According to an article in the Financial Times a few weeks ago, over 60% of the global bond market now yields less than 1%. Equally shockingly, just 3% of bonds yield more than 5%.
And with governments around the world propping up pandemic-stricken economies with low interest rates and easy money, the situation isn’t set to get any better for fixed-income investors any time soon.
Investors’ response to this situation isn’t surprising – a response starkly summed up in its title: Desperate hunt for yield forces investors to take ‘extreme risk’.
Déjà vu
In various guises, we’ve seen this movie before. And it doesn’t end well.
Chasing yield – and income – investors flock to assets and asset classes that they wouldn’t ordinarily consider. (And about which, incidentally, they know less than about those assets and asset classes that they ordinarily prefer.)
Zero-dividend preference shares.
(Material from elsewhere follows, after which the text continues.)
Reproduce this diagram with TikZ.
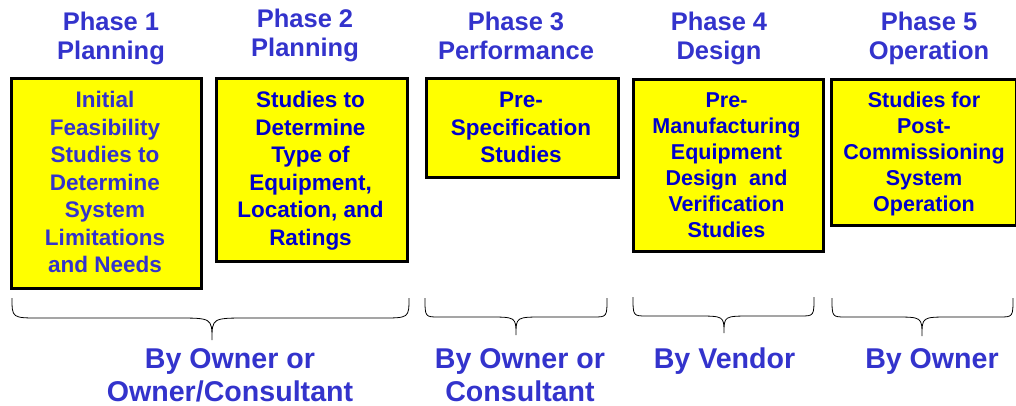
\documentclass[tikz,border=0pt]{standalone}
\usepackage{fontspec}
\setmainfont{Liberation Sans}
\definecolor{headblue}{RGB}{51,51,204}
\definecolor{boxblue}{RGB}{0,0,204}
\definecolor{boxyellow}{RGB}{255,255,0}
\begin{document}
\begin{tikzpicture}[x=1pt,y=-1pt,
  phase/.style={align=center, anchor=base, inner sep=0pt, text=headblue,
    font=\fontsize{25.5}{29}\selectfont\bfseries},
  stagebox/.style={draw=black, fill=boxyellow, line width=2.6pt, inner sep=0pt,
    anchor=north west},
  boxtext/.style={align=center, anchor=base, inner sep=0pt, text=boxblue,
    font=\fontsize{22.5}{27.5}\selectfont\bfseries},
  smalltext/.style={boxtext, font=\fontsize{21.5}{26}\selectfont\bfseries},
  who/.style={align=center, anchor=base, inner sep=0pt, text=headblue,
    font=\fontsize{28.6}{33}\selectfont\bfseries},
  bracket/.style={draw=black, line width=0.8pt}]
\useasboundingbox (0,0) rectangle (1016,405);

% phase headings (anchored on the baseline of the last line)
\node[phase] (h1) at (111,59) {Phase 1\\Planning};
\node[phase] (h2) at (305,56.5) {Phase 2\\Planning};
\node[phase] (h3) at (516,59) {Phase 3\\Performance};
\node[phase] (h4) at (719,59) {Phase 4\\Design};
\node[phase] (h5) at (929,59) {Phase 5\\Operation};

% study boxes
\node[stagebox, minimum width=190pt, minimum height=210pt] (b1) at (10,77) {};
\node[stagebox, minimum width=191pt, minimum height=183pt] (b2) at (215,77) {};
\node[stagebox, minimum width=192pt, minimum height=99pt] (b3) at (425,77) {};
\node[stagebox, minimum width=190pt, minimum height=172pt] (b4) at (632,78) {};
\node[stagebox, minimum width=185pt, minimum height=146pt] (b5) at (830,78) {};

\node[boxtext, text=headblue] (t1) at (105,272.7)
  {Initial\\Feasibility\\Studies to\\Determine\\System\\Limitations\\and Needs};
\node[boxtext] (t2) at (310.5,245.2)
  {Studies to\\Determine\\Type of\\Equipment,\\Location, and\\Ratings};
\node[boxtext] (t3) at (521,162.7) {Pre-\\Specification\\Studies};
\node[smalltext] (t4) at (726.5,237)
  {Pre-\\Manufacturing\\Equipment\\Design\ \ and\\Verification\\Studies};
\node[smalltext] (t5) at (924,211.5)
  {Studies for\\Post-\\Commissioning\\System\\Operation};

% braces grouping the phases
\draw[bracket] (12,298) .. controls (12,318) .. (40,318) -- (176,318)
  .. controls (212,318) .. (212,340) .. controls (212,318) .. (248,318)
  -- (381,318) .. controls (409,318) .. (409,298);
\draw[bracket] (425,298) .. controls (425,317) .. (439,317) -- (488,317)
  .. controls (516,317) .. (516,335) .. controls (516,317) .. (544,317)
  -- (593,317) .. controls (607,317) .. (607,298);
\draw[bracket] (633,297) .. controls (633,316) .. (647,316) -- (696,316)
  .. controls (724,316) .. (724,333) .. controls (724,316) .. (752,316)
  -- (800,316) .. controls (814,316) .. (814,297);
\draw[bracket] (832,298) .. controls (832,317) .. (846,317) -- (894,317)
  .. controls (922,317) .. (922,336) .. controls (922,317) .. (950,317)
  -- (999,317) .. controls (1013,317) .. (1013,298);

% responsible parties
\node[who] (w1) at (230,401) {By Owner or\\Owner/Consultant};
\node[who] (w2) at (520,401) {By Owner or\\Consultant};
\node[who] (w3) at (724.5,368) {By Vendor};
\node[who] (w4) at (932,368) {By Owner};
\end{tikzpicture}
\end{document}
Split capital investment trusts. The various CDOs that so spectacularly imploded during the 2007-2008 financial crisis. Property. Gold. Fine art. Vintage cars.
The story is always the same: chasing higher returns, investors relax their criteria and pursue higher-risk investments – often, as I’ve said, in areas about which they know little.
You see the same thing happening today as happened in the run-up to the financial crisis, and during the ‘day trader’ dotcom boom. Only today, it’s CFDs and currency trading.
Normal service (slowly) resumed
I do have a lot of sympathy for investors who have seen their dividend income shrink in the last few months. The dark days of late March saw swinging cuts driven by the need to conserve cash going into a period of extreme uncertainty – or ceasing to trade – or both.
In many cases, it made sense – although in a few, I’m still scratching my head.
And it’s encouraging to see that companies are beginning to reinstate their dividends, and in some cases paying the dividends that were deferred, leaving investors no worse off, except from a cash flow point of view.
That said, don’t expect universal reinstatement any time soon: companies that have accepted government aid packages are barred from paying dividends (which is why some companies are paying back the money, of course), and in the hospitality and travel industries, profits – from which dividends are paid – are well down, and likely to remain so for some time.
Go with what you know
My own view is clear: going off-piste in a search for yield is not for me. Equity investing is what I understand best, and equity investing has stood the test of time in terms of my own investment performance.
Granted, the last few months were unexpected, and my income has dipped.
But in many ways, I suspect that my portfolio – and income stream – has proved more resilient than many. I’ve written before about Asia-focused income-centric investment trusts, and many real estate investment trusts (REITs) in which I’m invested have continued to maintain high levels of rental income.
Primary Health Properties, for instance, which lets out GP surgeries. Tritax Big Box, which lets out giant warehouses to supermarkets and online retail giants. Greencoat UK Wind (technically an investment company, not a REIT) operates wind farms.
Warehouse, which – unsurprisingly – lets out warehouses. And HICL Infrastructure (another investment company) lets out hospitals, police stations, fire stations, libraries and other pieces of public sector infrastructure. All have held up well.
Lemmings are losers
So not only am I not joining the ‘dash for trash’, I would counsel others to resist the temptation as well.
Over the long run, shares have performed well: when we look back on 2020, it will be a blip on a chart. An unwelcome blip, painful and frightening, but a blip nonetheless. And a blip that heralds that for the moment, bargains are on offer, for investors who know where to search for them.
Belt-tightening may be in order. Building a bigger income reserve as a safety buffer may be in order. But in my view, joining the dash for trash isn’t in order.